Source material ▸

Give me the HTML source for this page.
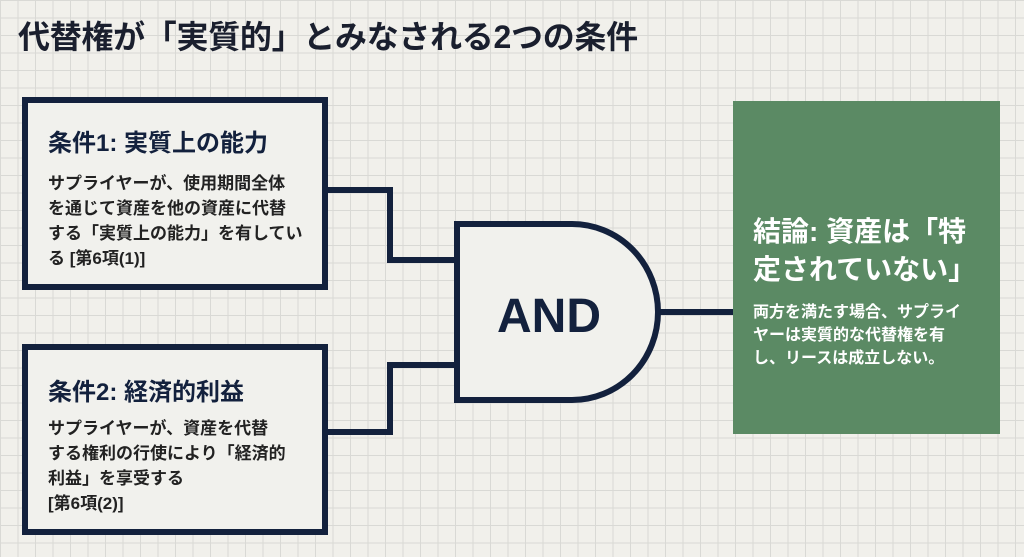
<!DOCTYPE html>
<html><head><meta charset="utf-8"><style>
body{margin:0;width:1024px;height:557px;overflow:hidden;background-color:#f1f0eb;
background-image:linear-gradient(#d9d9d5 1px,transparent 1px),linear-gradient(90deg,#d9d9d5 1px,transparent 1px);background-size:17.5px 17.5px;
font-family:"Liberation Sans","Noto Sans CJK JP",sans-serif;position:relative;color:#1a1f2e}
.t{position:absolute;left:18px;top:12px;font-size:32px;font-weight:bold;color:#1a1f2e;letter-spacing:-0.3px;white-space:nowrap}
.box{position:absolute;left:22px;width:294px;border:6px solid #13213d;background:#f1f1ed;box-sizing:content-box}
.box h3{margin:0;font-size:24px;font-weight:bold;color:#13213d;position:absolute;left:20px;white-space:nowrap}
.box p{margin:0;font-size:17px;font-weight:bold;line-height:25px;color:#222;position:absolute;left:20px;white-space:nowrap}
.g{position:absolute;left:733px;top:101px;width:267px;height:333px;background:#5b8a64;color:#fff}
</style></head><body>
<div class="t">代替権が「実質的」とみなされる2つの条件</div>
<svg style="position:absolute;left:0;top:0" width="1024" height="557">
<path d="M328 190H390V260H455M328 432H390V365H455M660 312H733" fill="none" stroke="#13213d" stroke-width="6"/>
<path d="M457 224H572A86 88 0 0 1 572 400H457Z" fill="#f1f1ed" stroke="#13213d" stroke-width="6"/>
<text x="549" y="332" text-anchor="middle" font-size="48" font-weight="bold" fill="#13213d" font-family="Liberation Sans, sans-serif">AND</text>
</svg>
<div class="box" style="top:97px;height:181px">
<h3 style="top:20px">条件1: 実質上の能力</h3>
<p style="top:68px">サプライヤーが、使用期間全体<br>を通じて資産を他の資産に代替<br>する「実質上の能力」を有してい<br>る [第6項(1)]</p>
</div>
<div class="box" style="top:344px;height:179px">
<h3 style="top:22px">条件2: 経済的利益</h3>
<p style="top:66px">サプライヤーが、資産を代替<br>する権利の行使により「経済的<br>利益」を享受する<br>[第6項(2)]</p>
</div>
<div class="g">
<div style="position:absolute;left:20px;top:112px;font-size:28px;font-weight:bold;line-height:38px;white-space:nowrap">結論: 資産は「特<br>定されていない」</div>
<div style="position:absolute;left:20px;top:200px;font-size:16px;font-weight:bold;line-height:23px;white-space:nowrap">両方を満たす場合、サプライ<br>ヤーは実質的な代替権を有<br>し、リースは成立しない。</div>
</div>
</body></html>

Work required ▸ Replicate the material above verbatim; images stay out of the copy.

Reply ▸
Give me the HTML source for this page.
<!DOCTYPE html>
<html><head><meta charset="utf-8"><style>
body{margin:0;width:1024px;height:557px;overflow:hidden;background-color:#f1f0eb;
background-image:linear-gradient(#d9d9d5 1px,transparent 1px),linear-gradient(90deg,#d9d9d5 1px,transparent 1px);background-size:17.5px 17.5px;
font-family:"Liberation Sans","Noto Sans CJK JP",sans-serif;position:relative;color:#1a1f2e}
.t{position:absolute;left:18px;top:12px;font-size:32px;font-weight:bold;color:#1a1f2e;letter-spacing:-0.3px;white-space:nowrap}
.box{position:absolute;left:22px;width:294px;border:6px solid #13213d;background:#f1f1ed;box-sizing:content-box}
.box h3{margin:0;font-size:24px;font-weight:bold;color:#13213d;position:absolute;left:20px;white-space:nowrap}
.box p{margin:0;font-size:17px;font-weight:bold;line-height:25px;color:#222;position:absolute;left:20px;white-space:nowrap}
.g{position:absolute;left:733px;top:101px;width:267px;height:333px;background:#5b8a64;color:#fff}
</style></head><body>
<div class="t">代替権が「実質的」とみなされる2つの条件</div>
<svg style="position:absolute;left:0;top:0" width="1024" height="557">
<path d="M328 190H390V260H455M328 432H390V365H455M660 312H733" fill="none" stroke="#13213d" stroke-width="6"/>
<path d="M457 224H572A86 88 0 0 1 572 400H457Z" fill="#f1f1ed" stroke="#13213d" stroke-width="6"/>
<text x="549" y="332" text-anchor="middle" font-size="48" font-weight="bold" fill="#13213d" font-family="Liberation Sans, sans-serif">AND</text>
</svg>
<div class="box" style="top:97px;height:181px">
<h3 style="top:20px">条件1: 実質上の能力</h3>
<p style="top:68px">サプライヤーが、使用期間全体<br>を通じて資産を他の資産に代替<br>する「実質上の能力」を有してい<br>る [第6項(1)]</p>
</div>
<div class="box" style="top:344px;height:179px">
<h3 style="top:22px">条件2: 経済的利益</h3>
<p style="top:66px">サプライヤーが、資産を代替<br>する権利の行使により「経済的<br>利益」を享受する<br>[第6項(2)]</p>
</div>
<div class="g">
<div style="position:absolute;left:20px;top:112px;font-size:28px;font-weight:bold;line-height:38px;white-space:nowrap">結論: 資産は「特<br>定されていない」</div>
<div style="position:absolute;left:20px;top:200px;font-size:16px;font-weight:bold;line-height:23px;white-space:nowrap">両方を満たす場合、サプライ<br>ヤーは実質的な代替権を有<br>し、リースは成立しない。</div>
</div>
</body></html>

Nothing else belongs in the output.